Saturday, August 23, 2008

Armchair Traveling With Books

I admit that I'm an armchair traveler. I enjoyed traveling to Provence with Mayle's A Year In Provence. Not too long after, I traveled with Frances Mayes to Tuscany in Under the Tuscan Sun. My latest visit was to a place I've always wanted to visit - Morocco.

The Caliph's House: A Year In Casablanca by Tahir Shah continues the tradition set by Mayle and Mayes. Inspired by the Moroccan vacations of his childhood, Shah buys Dar Khalifa, a crumbling ruin of a mansion that once belonged to Casablanca's caliph, or spiritual leader. An empty house is thought to attract jinns, invisible spirits unique to the Islamic world. Shah copes with a new culture, the guardians of the house, repairs to the house, memories of his grandfather and his own growing family. I laughed. I was entranced. When I was finished, I wanted more of this exotic land . I was happy to read that In Arabian Nights: A Caravan of Moroccan Dreams, Shah continues his adventures in Morocco collecting a treasury of traditional stories.

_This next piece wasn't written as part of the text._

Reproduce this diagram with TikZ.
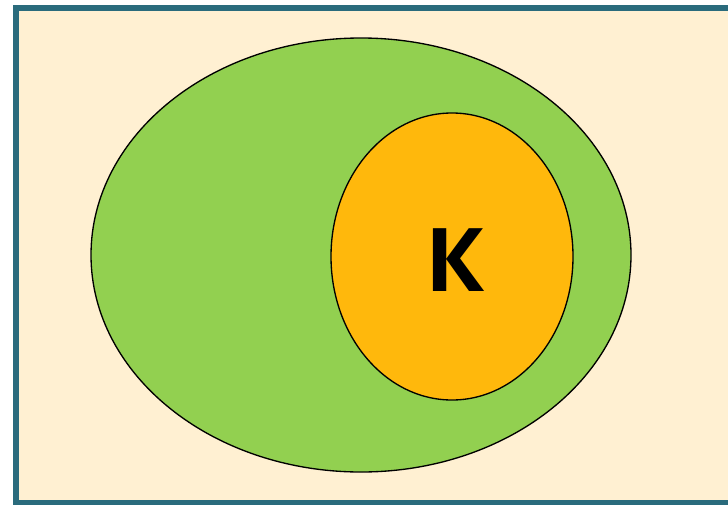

I have it on my wish list.

My guess is now you are going to say "WAIT! Still Life is not a travel book. It is a mystery. And, you'd be correct. is a mystery complete with murder and solution. It is also a visit to Three Pines, a small, magical village not too far from Montreal or the United States border. I can imagine sitting in front of a fire, eating, drinking cognac (and I don't like cognac), watching the villagers of Three Pines come and go. There is something about the place that is intoxicating. Even Dick enjoys reading the Three Pines books. He asked me today where the third Three Pines book was so he could start it. He's picky about his mysteries. It's not the mystery that draws him to these books by Penny -- it's the place. In Still Life, she introduces us to characters that we'll meet again and again in Three Pines: Chief Inspector Armand Gamache of the Surete du Quebec (a strong, charming, happy man); Clara Morrow and her husband, Peter (both artists); Myrna who runs the new and used bookstore; Gabri at the bed and breakfast; Ruth Zardo the poet and curmudgeon. Spending time with them is not dull and boring.

A Fatal Grace is the second in the Three Pines series followed by The Cruelest Month. We both think The Cruelest Month is the best of the bunch so far. The fourth Three Pines mystery will be out the first of the year. Another for the wish list.